__SET EXERCISE__: Set down the records once more, please, exactly and with the pictures left out.

Records with drawing code

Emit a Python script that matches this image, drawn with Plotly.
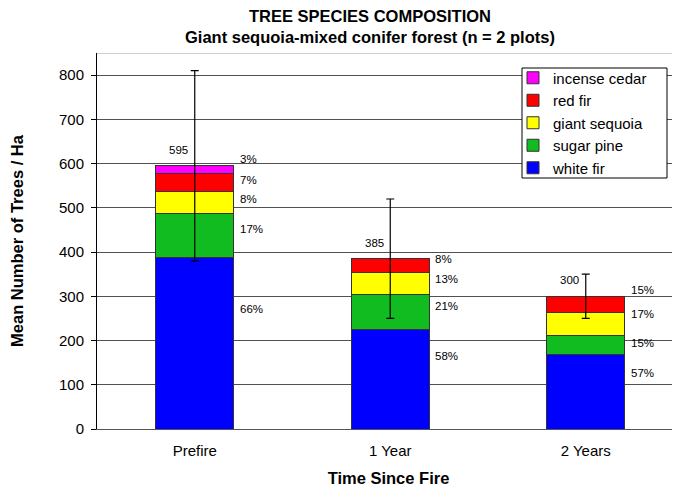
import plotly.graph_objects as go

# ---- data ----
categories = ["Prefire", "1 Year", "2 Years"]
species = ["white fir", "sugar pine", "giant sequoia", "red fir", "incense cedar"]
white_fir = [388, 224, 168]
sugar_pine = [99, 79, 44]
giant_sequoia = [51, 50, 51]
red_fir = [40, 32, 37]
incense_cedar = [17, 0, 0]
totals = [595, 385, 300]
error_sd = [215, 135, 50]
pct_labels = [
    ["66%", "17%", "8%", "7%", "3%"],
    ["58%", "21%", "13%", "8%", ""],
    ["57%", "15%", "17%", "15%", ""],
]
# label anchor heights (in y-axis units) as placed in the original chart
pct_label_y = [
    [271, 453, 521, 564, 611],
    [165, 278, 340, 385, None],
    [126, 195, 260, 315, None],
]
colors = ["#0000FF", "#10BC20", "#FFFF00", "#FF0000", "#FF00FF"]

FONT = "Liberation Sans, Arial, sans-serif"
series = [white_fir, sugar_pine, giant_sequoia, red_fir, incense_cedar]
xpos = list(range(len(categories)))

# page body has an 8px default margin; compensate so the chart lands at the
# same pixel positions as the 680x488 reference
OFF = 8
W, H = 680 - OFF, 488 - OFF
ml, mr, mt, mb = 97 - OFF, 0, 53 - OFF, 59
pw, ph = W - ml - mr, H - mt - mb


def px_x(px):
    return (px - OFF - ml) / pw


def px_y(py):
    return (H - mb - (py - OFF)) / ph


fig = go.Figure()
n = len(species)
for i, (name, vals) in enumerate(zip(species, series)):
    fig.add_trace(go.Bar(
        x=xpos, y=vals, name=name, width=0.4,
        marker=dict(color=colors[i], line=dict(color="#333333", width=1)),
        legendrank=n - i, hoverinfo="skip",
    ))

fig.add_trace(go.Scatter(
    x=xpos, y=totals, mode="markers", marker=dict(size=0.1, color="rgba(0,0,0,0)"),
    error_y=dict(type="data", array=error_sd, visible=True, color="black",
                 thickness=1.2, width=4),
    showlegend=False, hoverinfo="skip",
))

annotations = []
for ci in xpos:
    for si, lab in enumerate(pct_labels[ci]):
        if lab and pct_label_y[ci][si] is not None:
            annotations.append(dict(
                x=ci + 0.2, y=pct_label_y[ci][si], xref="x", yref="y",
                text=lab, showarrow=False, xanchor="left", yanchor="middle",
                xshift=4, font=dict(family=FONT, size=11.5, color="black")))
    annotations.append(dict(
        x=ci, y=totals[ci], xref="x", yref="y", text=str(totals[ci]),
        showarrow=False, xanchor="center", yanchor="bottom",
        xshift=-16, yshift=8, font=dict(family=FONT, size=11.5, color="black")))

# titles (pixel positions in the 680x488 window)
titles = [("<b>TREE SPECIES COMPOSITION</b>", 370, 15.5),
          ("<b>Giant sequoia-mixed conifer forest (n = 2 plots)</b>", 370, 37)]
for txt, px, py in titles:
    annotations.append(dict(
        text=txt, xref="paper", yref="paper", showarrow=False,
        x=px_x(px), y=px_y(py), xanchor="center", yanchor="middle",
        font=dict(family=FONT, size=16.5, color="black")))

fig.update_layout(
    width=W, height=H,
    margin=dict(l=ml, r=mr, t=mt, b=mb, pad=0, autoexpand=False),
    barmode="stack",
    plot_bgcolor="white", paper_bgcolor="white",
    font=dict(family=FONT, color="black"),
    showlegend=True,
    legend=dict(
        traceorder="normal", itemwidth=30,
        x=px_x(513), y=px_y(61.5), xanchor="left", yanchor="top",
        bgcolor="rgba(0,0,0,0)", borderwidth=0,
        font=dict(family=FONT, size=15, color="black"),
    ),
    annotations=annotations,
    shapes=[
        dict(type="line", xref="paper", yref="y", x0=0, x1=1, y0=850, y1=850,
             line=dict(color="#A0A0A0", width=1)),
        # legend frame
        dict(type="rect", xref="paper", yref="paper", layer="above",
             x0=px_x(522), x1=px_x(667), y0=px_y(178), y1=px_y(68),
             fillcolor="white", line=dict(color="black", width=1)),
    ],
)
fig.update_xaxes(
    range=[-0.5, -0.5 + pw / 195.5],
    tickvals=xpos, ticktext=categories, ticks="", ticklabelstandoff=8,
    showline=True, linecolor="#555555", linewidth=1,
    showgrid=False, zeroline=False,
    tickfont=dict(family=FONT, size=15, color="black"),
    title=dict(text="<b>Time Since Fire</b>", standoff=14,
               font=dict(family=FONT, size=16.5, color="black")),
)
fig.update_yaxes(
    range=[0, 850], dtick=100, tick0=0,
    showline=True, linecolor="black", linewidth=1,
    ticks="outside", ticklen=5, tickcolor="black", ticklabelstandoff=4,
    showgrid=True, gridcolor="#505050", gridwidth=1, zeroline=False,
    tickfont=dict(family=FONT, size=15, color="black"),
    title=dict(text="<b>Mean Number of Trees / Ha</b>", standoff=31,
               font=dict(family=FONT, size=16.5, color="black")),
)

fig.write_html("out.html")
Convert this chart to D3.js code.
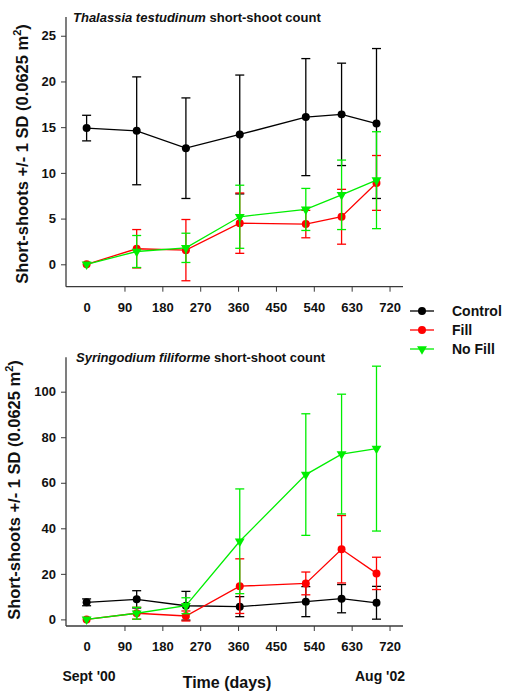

__THE RESULT__:
Emit a Python script that matches this image, drawn with Plotly.
import plotly.graph_objects as go

# ---- data ----
categories = ["Prefire", "1 Year", "2 Years"]
species = ["white fir", "sugar pine", "giant sequoia", "red fir", "incense cedar"]
white_fir = [388, 224, 168]
sugar_pine = [99, 79, 44]
giant_sequoia = [51, 50, 51]
red_fir = [40, 32, 37]
incense_cedar = [17, 0, 0]
totals = [595, 385, 300]
error_sd = [215, 135, 50]
pct_labels = [
    ["66%", "17%", "8%", "7%", "3%"],
    ["58%", "21%", "13%", "8%", ""],
    ["57%", "15%", "17%", "15%", ""],
]
# label anchor heights (in y-axis units) as placed in the original chart
pct_label_y = [
    [271, 453, 521, 564, 611],
    [165, 278, 340, 385, None],
    [126, 195, 260, 315, None],
]
colors = ["#0000FF", "#10BC20", "#FFFF00", "#FF0000", "#FF00FF"]

FONT = "Liberation Sans, Arial, sans-serif"
series = [white_fir, sugar_pine, giant_sequoia, red_fir, incense_cedar]
xpos = list(range(len(categories)))

# page body has an 8px default margin; compensate so the chart lands at the
# same pixel positions as the 680x488 reference
OFF = 8
W, H = 680 - OFF, 488 - OFF
ml, mr, mt, mb = 97 - OFF, 0, 53 - OFF, 59
pw, ph = W - ml - mr, H - mt - mb


def px_x(px):
    return (px - OFF - ml) / pw


def px_y(py):
    return (H - mb - (py - OFF)) / ph


fig = go.Figure()
n = len(species)
for i, (name, vals) in enumerate(zip(species, series)):
    fig.add_trace(go.Bar(
        x=xpos, y=vals, name=name, width=0.4,
        marker=dict(color=colors[i], line=dict(color="#333333", width=1)),
        legendrank=n - i, hoverinfo="skip",
    ))

fig.add_trace(go.Scatter(
    x=xpos, y=totals, mode="markers", marker=dict(size=0.1, color="rgba(0,0,0,0)"),
    error_y=dict(type="data", array=error_sd, visible=True, color="black",
                 thickness=1.2, width=4),
    showlegend=False, hoverinfo="skip",
))

annotations = []
for ci in xpos:
    for si, lab in enumerate(pct_labels[ci]):
        if lab and pct_label_y[ci][si] is not None:
            annotations.append(dict(
                x=ci + 0.2, y=pct_label_y[ci][si], xref="x", yref="y",
                text=lab, showarrow=False, xanchor="left", yanchor="middle",
                xshift=4, font=dict(family=FONT, size=11.5, color="black")))
    annotations.append(dict(
        x=ci, y=totals[ci], xref="x", yref="y", text=str(totals[ci]),
        showarrow=False, xanchor="center", yanchor="bottom",
        xshift=-16, yshift=8, font=dict(family=FONT, size=11.5, color="black")))

# titles (pixel positions in the 680x488 window)
titles = [("<b>TREE SPECIES COMPOSITION</b>", 370, 15.5),
          ("<b>Giant sequoia-mixed conifer forest (n = 2 plots)</b>", 370, 37)]
for txt, px, py in titles:
    annotations.append(dict(
        text=txt, xref="paper", yref="paper", showarrow=False,
        x=px_x(px), y=px_y(py), xanchor="center", yanchor="middle",
        font=dict(family=FONT, size=16.5, color="black")))

fig.update_layout(
    width=W, height=H,
    margin=dict(l=ml, r=mr, t=mt, b=mb, pad=0, autoexpand=False),
    barmode="stack",
    plot_bgcolor="white", paper_bgcolor="white",
    font=dict(family=FONT, color="black"),
    showlegend=True,
    legend=dict(
        traceorder="normal", itemwidth=30,
        x=px_x(513), y=px_y(61.5), xanchor="left", yanchor="top",
        bgcolor="rgba(0,0,0,0)", borderwidth=0,
        font=dict(family=FONT, size=15, color="black"),
    ),
    annotations=annotations,
    shapes=[
        dict(type="line", xref="paper", yref="y", x0=0, x1=1, y0=850, y1=850,
             line=dict(color="#A0A0A0", width=1)),
        # legend frame
        dict(type="rect", xref="paper", yref="paper", layer="above",
             x0=px_x(522), x1=px_x(667), y0=px_y(178), y1=px_y(68),
             fillcolor="white", line=dict(color="black", width=1)),
    ],
)
fig.update_xaxes(
    range=[-0.5, -0.5 + pw / 195.5],
    tickvals=xpos, ticktext=categories, ticks="", ticklabelstandoff=8,
    showline=True, linecolor="#555555", linewidth=1,
    showgrid=False, zeroline=False,
    tickfont=dict(family=FONT, size=15, color="black"),
    title=dict(text="<b>Time Since Fire</b>", standoff=14,
               font=dict(family=FONT, size=16.5, color="black")),
)
fig.update_yaxes(
    range=[0, 850], dtick=100, tick0=0,
    showline=True, linecolor="black", linewidth=1,
    ticks="outside", ticklen=5, tickcolor="black", ticklabelstandoff=4,
    showgrid=True, gridcolor="#505050", gridwidth=1, zeroline=False,
    tickfont=dict(family=FONT, size=15, color="black"),
    title=dict(text="<b>Mean Number of Trees / Ha</b>", standoff=31,
               font=dict(family=FONT, size=16.5, color="black")),
)

fig.write_html("out.html")
Convert this chart to D3.js code.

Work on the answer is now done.